## START Material

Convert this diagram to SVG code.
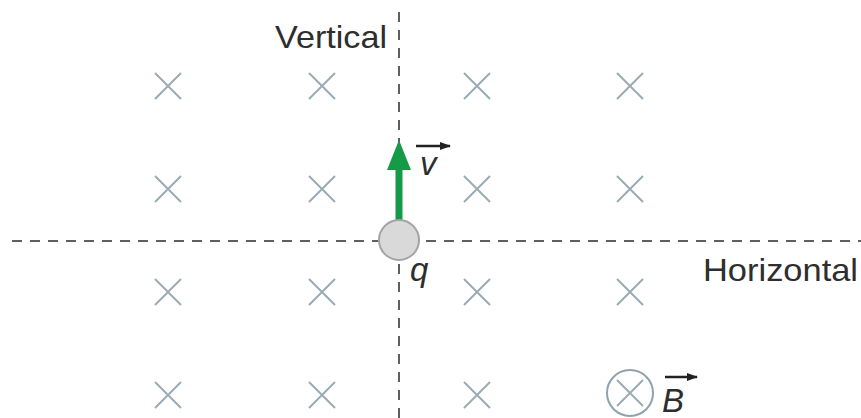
<svg xmlns="http://www.w3.org/2000/svg" width="861" height="418" viewBox="0 0 861 418">
<defs>
<style>
.x{stroke:#9aabb3;stroke-width:2;fill:none}
.axis{stroke:#5f5f5f;stroke-width:2;stroke-dasharray:10 8;fill:none}
.lbl{font-family:"Liberation Sans",Arial,sans-serif;font-size:32px;fill:#2e2e2e}
.sym{font-family:"Liberation Sans",Arial,sans-serif;font-size:33px;font-style:italic;fill:#2e2e2e}
.vec{stroke:#222;stroke-width:2.5;fill:none}
</style>
<path id="cross" d="M-13,-13L13,13M13,-13L-13,13"/>
<marker id="vh" markerWidth="11" markerHeight="8" refX="10" refY="4" orient="auto" markerUnits="userSpaceOnUse"><path d="M0,0L11,4L0,8Z" fill="#222"/></marker>
</defs>
<rect width="861" height="418" fill="#fff"/>
<g id="field">
<use href="#cross" class="x" x="168" y="86"/>
<use href="#cross" class="x" x="322" y="86"/>
<use href="#cross" class="x" x="477" y="86"/>
<use href="#cross" class="x" x="630" y="86"/>
<use href="#cross" class="x" x="168" y="189"/>
<use href="#cross" class="x" x="322" y="189"/>
<use href="#cross" class="x" x="477" y="189"/>
<use href="#cross" class="x" x="630" y="189"/>
<use href="#cross" class="x" x="168" y="292"/>
<use href="#cross" class="x" x="322" y="292"/>
<use href="#cross" class="x" x="477" y="292"/>
<use href="#cross" class="x" x="630" y="292"/>
<use href="#cross" class="x" x="168" y="395"/>
<use href="#cross" class="x" x="322" y="395"/>
<use href="#cross" class="x" x="477" y="395"/>
</g>
<g id="connectors">
<line class="axis" x1="12" y1="241" x2="861" y2="241"/>
<line class="axis" x1="399" y1="12" x2="399" y2="418"/>
</g>
<g id="labels">
<text class="lbl" x="275" y="48" textLength="112" lengthAdjust="spacingAndGlyphs">Vertical</text>
<text class="lbl" x="703" y="281" textLength="155" lengthAdjust="spacingAndGlyphs">Horizontal</text>
</g>
<g id="velocity">
<rect x="395.5" y="166" width="7" height="56" fill="#159a48"/>
<path d="M399,140L411,170L387,170Z" fill="#159a48"/>
<text class="sym" x="420" y="175">v</text>
<line class="vec" x1="416" y1="146" x2="450" y2="146" marker-end="url(#vh)"/>
</g>
<g id="charge">
<circle cx="399" cy="240" r="20" fill="#d9d9d9" stroke="#a3a3a3" stroke-width="2"/>
<text class="sym" x="410" y="281">q</text>
</g>
<g id="bfield">
<circle cx="630" cy="393" r="23" fill="#fff" stroke="#8fa3ab" stroke-width="2"/>
<use href="#cross" class="x" x="630" y="393"/>
<text class="sym" x="662" y="412">B</text>
<line class="vec" x1="665" y1="377" x2="697" y2="377" marker-end="url(#vh)"/>
</g>
</svg>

## END Material

* [Directions for this task]: Transcribe the whole listing exactly. Pictures are excluded.

* [Task output]:
Convert this diagram to SVG code.
<svg xmlns="http://www.w3.org/2000/svg" width="861" height="418" viewBox="0 0 861 418">
<defs>
<style>
.x{stroke:#9aabb3;stroke-width:2;fill:none}
.axis{stroke:#5f5f5f;stroke-width:2;stroke-dasharray:10 8;fill:none}
.lbl{font-family:"Liberation Sans",Arial,sans-serif;font-size:32px;fill:#2e2e2e}
.sym{font-family:"Liberation Sans",Arial,sans-serif;font-size:33px;font-style:italic;fill:#2e2e2e}
.vec{stroke:#222;stroke-width:2.5;fill:none}
</style>
<path id="cross" d="M-13,-13L13,13M13,-13L-13,13"/>
<marker id="vh" markerWidth="11" markerHeight="8" refX="10" refY="4" orient="auto" markerUnits="userSpaceOnUse"><path d="M0,0L11,4L0,8Z" fill="#222"/></marker>
</defs>
<rect width="861" height="418" fill="#fff"/>
<g id="field">
<use href="#cross" class="x" x="168" y="86"/>
<use href="#cross" class="x" x="322" y="86"/>
<use href="#cross" class="x" x="477" y="86"/>
<use href="#cross" class="x" x="630" y="86"/>
<use href="#cross" class="x" x="168" y="189"/>
<use href="#cross" class="x" x="322" y="189"/>
<use href="#cross" class="x" x="477" y="189"/>
<use href="#cross" class="x" x="630" y="189"/>
<use href="#cross" class="x" x="168" y="292"/>
<use href="#cross" class="x" x="322" y="292"/>
<use href="#cross" class="x" x="477" y="292"/>
<use href="#cross" class="x" x="630" y="292"/>
<use href="#cross" class="x" x="168" y="395"/>
<use href="#cross" class="x" x="322" y="395"/>
<use href="#cross" class="x" x="477" y="395"/>
</g>
<g id="connectors">
<line class="axis" x1="12" y1="241" x2="861" y2="241"/>
<line class="axis" x1="399" y1="12" x2="399" y2="418"/>
</g>
<g id="labels">
<text class="lbl" x="275" y="48" textLength="112" lengthAdjust="spacingAndGlyphs">Vertical</text>
<text class="lbl" x="703" y="281" textLength="155" lengthAdjust="spacingAndGlyphs">Horizontal</text>
</g>
<g id="velocity">
<rect x="395.5" y="166" width="7" height="56" fill="#159a48"/>
<path d="M399,140L411,170L387,170Z" fill="#159a48"/>
<text class="sym" x="420" y="175">v</text>
<line class="vec" x1="416" y1="146" x2="450" y2="146" marker-end="url(#vh)"/>
</g>
<g id="charge">
<circle cx="399" cy="240" r="20" fill="#d9d9d9" stroke="#a3a3a3" stroke-width="2"/>
<text class="sym" x="410" y="281">q</text>
</g>
<g id="bfield">
<circle cx="630" cy="393" r="23" fill="#fff" stroke="#8fa3ab" stroke-width="2"/>
<use href="#cross" class="x" x="630" y="393"/>
<text class="sym" x="662" y="412">B</text>
<line class="vec" x1="665" y1="377" x2="697" y2="377" marker-end="url(#vh)"/>
</g>
</svg>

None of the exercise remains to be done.